* **Stored records**:
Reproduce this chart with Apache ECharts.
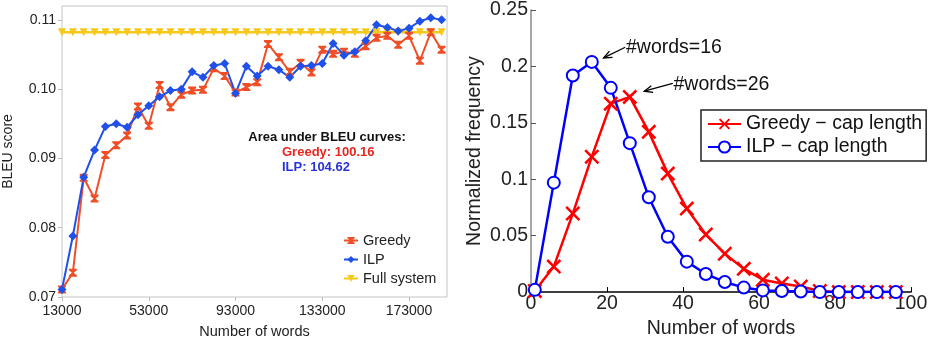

...

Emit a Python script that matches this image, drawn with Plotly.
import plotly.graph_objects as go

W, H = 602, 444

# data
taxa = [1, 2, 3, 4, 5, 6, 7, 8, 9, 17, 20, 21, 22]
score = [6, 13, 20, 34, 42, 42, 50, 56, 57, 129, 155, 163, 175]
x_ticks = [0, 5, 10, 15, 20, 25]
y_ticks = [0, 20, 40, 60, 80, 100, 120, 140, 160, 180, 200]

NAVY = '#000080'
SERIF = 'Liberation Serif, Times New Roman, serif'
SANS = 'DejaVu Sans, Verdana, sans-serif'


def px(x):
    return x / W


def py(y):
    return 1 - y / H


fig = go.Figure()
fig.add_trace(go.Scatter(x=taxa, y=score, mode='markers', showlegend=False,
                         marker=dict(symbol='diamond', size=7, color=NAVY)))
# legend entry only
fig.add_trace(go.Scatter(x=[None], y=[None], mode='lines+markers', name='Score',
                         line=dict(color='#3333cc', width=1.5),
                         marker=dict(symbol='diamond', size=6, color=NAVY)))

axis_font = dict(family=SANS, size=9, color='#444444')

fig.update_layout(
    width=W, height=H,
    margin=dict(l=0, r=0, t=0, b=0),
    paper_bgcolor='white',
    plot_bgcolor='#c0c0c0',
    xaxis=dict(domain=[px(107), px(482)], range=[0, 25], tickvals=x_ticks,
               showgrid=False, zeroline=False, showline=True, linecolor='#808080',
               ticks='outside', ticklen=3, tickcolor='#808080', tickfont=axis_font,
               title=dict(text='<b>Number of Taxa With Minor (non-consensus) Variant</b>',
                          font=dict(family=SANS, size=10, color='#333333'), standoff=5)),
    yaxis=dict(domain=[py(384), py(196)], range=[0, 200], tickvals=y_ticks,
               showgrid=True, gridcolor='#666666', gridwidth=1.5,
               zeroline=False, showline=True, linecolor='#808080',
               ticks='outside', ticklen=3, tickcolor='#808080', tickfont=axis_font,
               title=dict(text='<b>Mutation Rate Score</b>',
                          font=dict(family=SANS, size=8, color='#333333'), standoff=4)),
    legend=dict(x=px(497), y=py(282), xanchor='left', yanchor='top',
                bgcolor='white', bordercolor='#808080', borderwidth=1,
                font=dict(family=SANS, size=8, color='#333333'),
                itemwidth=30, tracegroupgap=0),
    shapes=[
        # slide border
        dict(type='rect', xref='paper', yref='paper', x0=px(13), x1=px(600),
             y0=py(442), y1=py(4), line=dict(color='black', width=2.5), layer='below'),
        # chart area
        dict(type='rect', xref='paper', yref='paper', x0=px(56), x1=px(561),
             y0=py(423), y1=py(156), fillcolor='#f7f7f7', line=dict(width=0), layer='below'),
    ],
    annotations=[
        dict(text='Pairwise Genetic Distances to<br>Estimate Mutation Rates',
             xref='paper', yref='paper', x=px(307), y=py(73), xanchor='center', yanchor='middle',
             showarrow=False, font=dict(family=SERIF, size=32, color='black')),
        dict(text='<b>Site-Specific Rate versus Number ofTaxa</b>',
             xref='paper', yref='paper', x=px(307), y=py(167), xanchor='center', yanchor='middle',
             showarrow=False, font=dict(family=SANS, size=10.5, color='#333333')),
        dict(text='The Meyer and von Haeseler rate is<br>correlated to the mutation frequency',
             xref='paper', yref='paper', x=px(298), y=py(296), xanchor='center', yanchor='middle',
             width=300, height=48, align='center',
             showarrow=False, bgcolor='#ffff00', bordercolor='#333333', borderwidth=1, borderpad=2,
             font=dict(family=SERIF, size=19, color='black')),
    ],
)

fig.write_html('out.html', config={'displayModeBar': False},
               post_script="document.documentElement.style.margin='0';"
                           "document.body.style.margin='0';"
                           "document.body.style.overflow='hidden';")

* **Task requirements**: Write out exactly the lines running from the line containing "Emit a Python" to the line containing "return 1 - y / H", with both of those lines included.

* **Solution**:
Emit a Python script that matches this image, drawn with Plotly.
import plotly.graph_objects as go

W, H = 602, 444

# data
taxa = [1, 2, 3, 4, 5, 6, 7, 8, 9, 17, 20, 21, 22]
score = [6, 13, 20, 34, 42, 42, 50, 56, 57, 129, 155, 163, 175]
x_ticks = [0, 5, 10, 15, 20, 25]
y_ticks = [0, 20, 40, 60, 80, 100, 120, 140, 160, 180, 200]

NAVY = '#000080'
SERIF = 'Liberation Serif, Times New Roman, serif'
SANS = 'DejaVu Sans, Verdana, sans-serif'


def px(x):
    return x / W


def py(y):
    return 1 - y / H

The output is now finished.